The exact details of suspension tuning, spring rates and damping will be covered in a separate article. Here we will concentrate on how the pre-load adjuster works and how to keep it working.

This adjuster would have full pre-load applied to the spring.

The adjuster has 35 pre-load positions or “clicks” as they are commonly called from full soft or LOW to full hard or HIGH. Each click is 180°apart and can be felt as you turn the adjusting knob in both directions.

To reduce the pre-load, light load or smooth road, you would turn the knob counterclockwise.

To increase pre-load, passenger aboard, more gear, rough road conditions, you would turn the knob clockwise.

You will need some type hydraulic fluid, fork oil works well here.

I used a turkey baster hypodermic to fill the reservoir.

Let’s get started.

You may find it necessary to remove the knob from the reservoir.

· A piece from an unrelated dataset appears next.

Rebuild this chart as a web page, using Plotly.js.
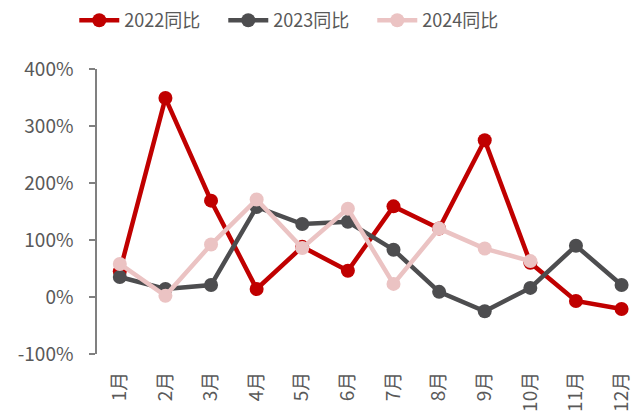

  • I recommend a strip or two of duck tape on the top edge of the foot peg mount so you don’t scratch the paint.
  • Loosen the screw on the knob. Just loosen the screw at this point.
  • Be prepared for a small ball bearing to fall out as soon as you start to remove the knob.
  • Back off the adjuster (counterclockwise) to remove all pre-load you may have set.
  • Now you can remove the knob and catch the ball.
  • Remove both seats.
  • Remove the left side saddle bag.
  • Remove the left side cover.
  • If you want to measure the piston after the service you will need to remove the right saddle bag and the right
    side cover. This is not required but for your information only.
  • Remove the reservoir.

You will need to get the reservoir high enough so the hose end will be above the level of the adjuster on the shock. This might take some unclipping of the hose and moving the reservoir in and out of linked brake lines, the reason for the removal of the knob.

  • Remove the mounting bar from the reservoir.
  • Mark the hose location on the reservoir so it can be reinstalled at the same angle.
  • Remove the hose end. There are two copper washers on the banjo bolt, one on each side of the banjo.
  • Keep the hose end up so the oil will not drain.

At this point you should have the reservoir in hand.

  • Drain the oil from the reservoir.
  • You will need something to push the piston back down in the reservoir. Be sure the adjuster has
    been turned all the way counterclockwise.

  • Push the piston to the bottom of the reservoir. This picture shows two adjusters but it is the Allen being used to push the piston that is of importance.

You can now fill the reservoir. I had 7wt. fork oil on hand so that is what I used. Any oil you have on hand will work.

  • Fill the adjuster as full as you can keeping it facing up.
  • Install the hose with one washer on either side of the banjo.
  • Align the hose to the mark you made to orientate the banjo.
  • Tighten the banjo bolt. This is a hollow bolt do not get carried away.

You can now reinstall the adjuster routing the hose so it will not get pinched or exposed as best as possible.

The end result on mine. I ended up with about 9.5mm of the approximately 10mm I got on the pre-load adjuster I had off the shock. The difference can be explained by no pressure on the one off the bike and no clear way of getting oil in the hose and the hose on the reservoir without some spillage. I started with less than 5mm so I recovered twice what I started with and the 1/2mm does not really come into play with the weight of this bike.